Verbatim tag insertion: Adding notation tags for unclear audio or crosstalk adds characters and sometimes lines. Caption-safe handling checks for structural violations before applying.

What still needs human review

Caption-safe automation removes the structural failure modes. It does not remove editorial judgment calls.

Cue boundary decisions — where to split speech across cues for optimal viewer experience — depend on the audio, the speaking pace, the visual content, and the platform. The tool preserves existing cue boundaries and flags cases where a formatting operation requires a boundary decision.

The goal of caption-safe subtitle formatting QA is not to eliminate human review. It is to ensure that human review happens at the level of editorial judgment rather than structural repair.

Who this matters for most immediately

Captioners delivering SRT or VTT files under marketplace or agency client specifications
Subtitlers working under platform-specific line and character limit requirements
QA reviewers checking caption deliverables before submission
Transcription teams that include both plain-text and caption deliverables

Start here: videotext.io/guideline-format

Frequently asked questions

What is the difference between formatting a plain transcript and formatting an SRT file?
A plain transcript is a text document — formatting rules apply to the text. An SRT or VTT file is a structured document where timecodes, cue boundaries, and line limits are structural constraints independent of the text. Formatting the text without accounting for these constraints produces files that look correct but break in playback.

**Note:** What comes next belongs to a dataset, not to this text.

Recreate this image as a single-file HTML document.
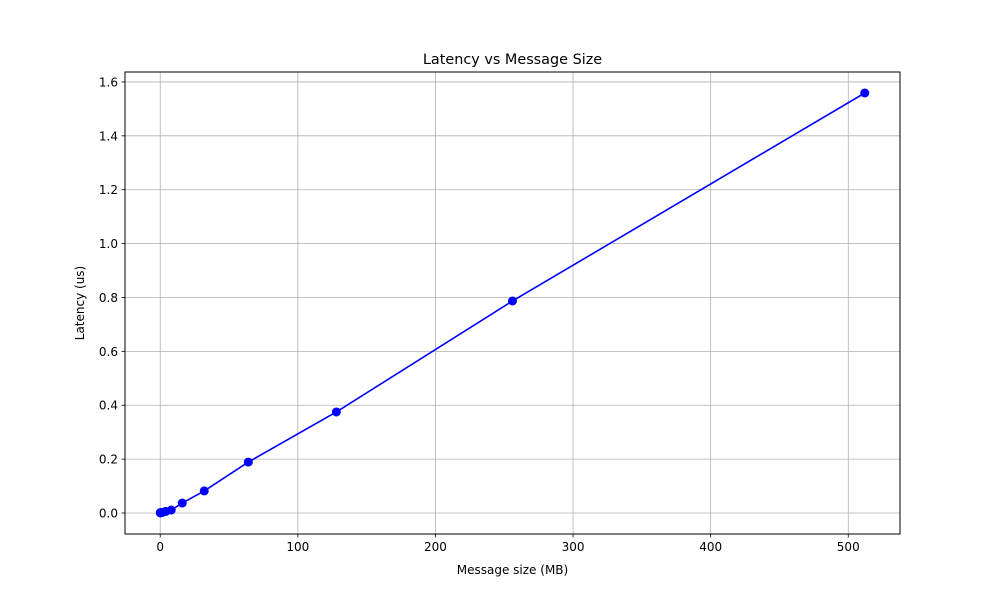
<!DOCTYPE html>
<html><head><meta charset="utf-8"><style>
body{margin:0;background:#fff;font-family:"Liberation Sans","DejaVu Sans",sans-serif}
svg text{font-family:"DejaVu Sans","Liberation Sans",sans-serif;font-size:12px;fill:#000}
</style></head><body>
<svg id="chart" width="1000" height="600">
<rect width="1000" height="600" fill="#fff"/>
<g id="grid"></g>
<g id="axes"></g>
<g id="series"></g>
<rect x="125" y="72" width="775" height="462" fill="none" stroke="#000" stroke-width="1"/>
<text x="512.5" y="64" text-anchor="middle" style="font-size:14.4px">Latency vs Message Size</text>
<text x="512.5" y="574" text-anchor="middle">Message size (MB)</text>
<text x="84" y="303" text-anchor="middle" transform="rotate(-90 84 303)">Latency (us)</text>
</svg>
<script>
const sizes=[0.0625,0.125,0.25,0.5,1,2,4,8,16,32,64,128,256,512];
const latency=[0.0005,0.0008,0.001,0.0015,0.002,0.003,0.006,0.011,0.037,0.082,0.189,0.375,0.787,1.559];
const xTicks=[0,100,200,300,400,500];
const yTicks=[0.0,0.2,0.4,0.6,0.8,1.0,1.2,1.4,1.6];
const L=125,R=900,T=72,B=534;
const xmin=-25.6,xmax=537.6;
const ymaxD=Math.max(...latency),ymin=-0.05*ymaxD,ymax=ymaxD*1.05;
const sx=v=>L+(v-xmin)/(xmax-xmin)*(R-L);
const sy=v=>B-(v-ymin)/(ymax-ymin)*(B-T);
const NS="http://www.w3.org/2000/svg";
function mk(tag,attrs,parent){const e=document.createElementNS(NS,tag);for(const k in attrs)e.setAttribute(k,attrs[k]);parent.appendChild(e);return e;}
const grid=document.getElementById('grid'),axes=document.getElementById('axes'),ser=document.getElementById('series');
xTicks.forEach(t=>{const x=sx(t);
 const g=mk('line',{x1:x,x2:x,y1:T,y2:B,stroke:'#b0b0b0','stroke-width':0.8},grid);
 
 
 const tk=mk('line',{x1:x,x2:x,y1:B,y2:B+3.5,stroke:'#000','stroke-width':0.8},axes);
 
 
 const tx=mk('text',{x:x,y:B+17,'text-anchor':'middle'},axes);tx.textContent=t;
 
 
});
yTicks.forEach(t=>{const y=sy(t);
 const g=mk('line',{x1:L,x2:R,y1:y,y2:y,stroke:'#b0b0b0','stroke-width':0.8},grid);
 
 
 const tk=mk('line',{x1:L-3.5,x2:L,y1:y,y2:y,stroke:'#000','stroke-width':0.8},axes);
 
 
 const tx=mk('text',{x:L-7,y:y+4.5,'text-anchor':'end'},axes);tx.textContent=t.toFixed(1);
 
 
});
const pts=sizes.map((s,i)=>sx(s)+','+sy(latency[i])).join(' ');
const pl=mk('polyline',{points:pts,fill:'none',stroke:'#0000ff','stroke-width':1.6},ser);


sizes.forEach((s,i)=>{const c=mk('circle',{cx:sx(s),cy:sy(latency[i]),r:4.5,fill:'#0000ff'},ser);
 
 
});
</script>
</body></html>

What does caption-safe formatting mean in practice?
Caption-safe formatting applies text-level style guide rules within the structural constraints of the caption file — character limits, cue boundaries, timecode integrity — and validates structural integrity of the output.

Does the tool support VTT transcript style guide formatting as well as SRT?
Yes. Both SRT and VTT files are handled natively. The caption-safe processing applies to both formats.

Can I apply Rev or GoTranscript style guide rules to a caption file?
Yes. The same guideline presets apply to caption files with caption-safe handling active throughout.

What still needs human review after caption-safe formatting?
Cue boundary decisions, platform-specific requirements beyond standard SRT and VTT syntax, proper nouns, domain terminology, and brand-specific capitalization.